Friday Links: art destruction, maligned seagulls, and poetic apples

Photographer: Robert Howlett | Isambard Kingdom Brunel, builder of the Great Eastern | ca. 1857-1858 | George Eastman House, eastmanhouse.org
Some stories we’ve been reading this week:
- Archaeologists are planning to use thousands of 3D cameras to create full digital record of the ancient city of Palmyra, under threat of destruction by ISIS. (You may also be interested in our own comment on the recent events in Syria.)

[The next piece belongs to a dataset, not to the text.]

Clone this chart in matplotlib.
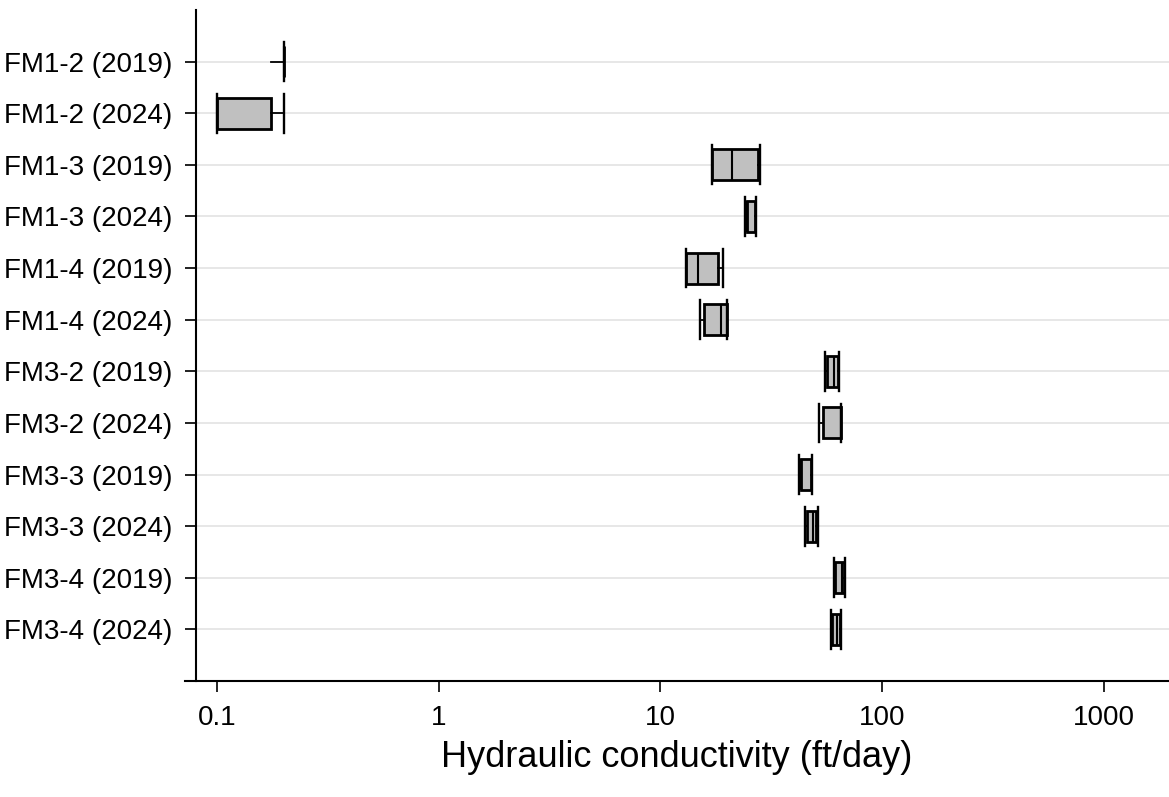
import matplotlib
matplotlib.use("Agg")
import matplotlib.pyplot as plt
from matplotlib.ticker import FixedLocator, NullLocator

# Well/year labels, top to bottom
labels = [
    "FM1-2 (2019)", "FM1-2 (2024)", "FM1-3 (2019)", "FM1-3 (2024)",
    "FM1-4 (2019)", "FM1-4 (2024)", "FM3-2 (2019)", "FM3-2 (2024)",
    "FM3-3 (2019)", "FM3-3 (2024)", "FM3-4 (2019)", "FM3-4 (2024)",
]
# box statistics (ft/day)
whislo = [0.175, 0.1, 17.1, 24.0, 13.1, 15.1, 55.4, 51.7, 42.2, 45.0, 60.5, 58.6]
q1 = [0.2, 0.1, 17.1, 24.6, 13.1, 15.8, 56.6, 54.3, 43.1, 46.0, 61.3, 59.3]
med = [0.2, 0.1, 21.1, 24.6, 14.7, 18.8, 60.8, 65.1, 43.1, 48.9, 65.9, 62.4]
q3 = [0.2, 0.175, 27.5, 26.7, 18.2, 20.0, 63.0, 65.1, 47.8, 50.2, 67.3, 64.8]
whishi = [0.2, 0.2, 28.1, 27.1, 19.1, 20.0, 63.6, 65.1, 48.5, 51.2, 68.2, 65.5]

xticks = [0.1, 1, 10, 100, 1000]
xticklabels = ["0.1", "1", "10", "100", "1000"]

plt.rcParams["font.family"] = ["Liberation Sans", "DejaVu Sans"]

fig = plt.figure(figsize=(11.69, 7.97), dpi=100)
ax = fig.add_axes([185 / 1169, 116 / 797, 984 / 1169, 671 / 797])

stats = []
for i, lab in enumerate(labels):
    stats.append(dict(label=lab, whislo=whislo[i], q1=q1[i], med=med[i],
                      q3=q3[i], whishi=whishi[i], fliers=[]))

pos = list(range(1, len(labels) + 1))
bp = ax.bxp(stats, positions=pos, vert=False, widths=0.6, capwidths=0.75,
            patch_artist=True, showfliers=False,
            boxprops=dict(facecolor="#c0c0c0", edgecolor="black", linewidth=2.0),
            whiskerprops=dict(color="black", linewidth=1.3),
            capprops=dict(color="black", linewidth=1.7),
            medianprops=dict(color="black", linewidth=1.5))
# FM1-2 (2019) has no lower cap in the original
bp["caps"][0].set_visible(False)

ax.set_xscale("log")
ax.set_xlim(0.0717, 1968)
ax.set_ylim(13, 0)

ax.xaxis.set_major_locator(FixedLocator(xticks))
ax.xaxis.set_minor_locator(NullLocator())
ax.set_xticklabels(xticklabels)
ax.set_yticks(pos)
ax.set_yticklabels(labels)

ax.grid(axis="y", color="#e3e3e3", linewidth=1.2, zorder=0)
ax.set_axisbelow(True)

for s in ["top", "right"]:
    ax.spines[s].set_visible(False)
ax.spines["left"].set_position(("data", 0.0804))
ax.spines["left"].set_linewidth(1.5)
ax.spines["bottom"].set_linewidth(1.5)

ax.tick_params(axis="y", length=8, width=1.2, labelsize=20, pad=9)
ax.tick_params(axis="x", length=8, width=1.2, labelsize=20, pad=9)

ax.set_xlabel("Hydraulic conductivity (ft/day)", fontsize=26, labelpad=7)

fig.savefig("out.png", dpi=100)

- By now, you’ve probably had your fill of the video of the twelve-year-old accidentally destroying a renaissance painting. But have you seen the photo of a 6,000-year-old tomb in Spain that was replaced with a picnic table? Yes? Then you might be interested in this listicle of seven other painful art blunders. While you’re at it, you might as well revisit our blog posts on the day Velázquez’s Venus was vandalized and the many travails of the Mona Lisa.
- We can’t help wondering if John James Audubon was pranking us by painting five birds that have never been seen in the wild. And speaking of painted birds, there’s one whose depiction in medieval and early modern art is rare: the much-maligned seagull.
- An artist has transformed centuries-old Japanese Ukiyo-e (“pictures of the floating world”) into animated gifs that sometimes include surprising, modern imagery. (We’ve written about some scary, albeit static, Ukiyo-e in the blog.)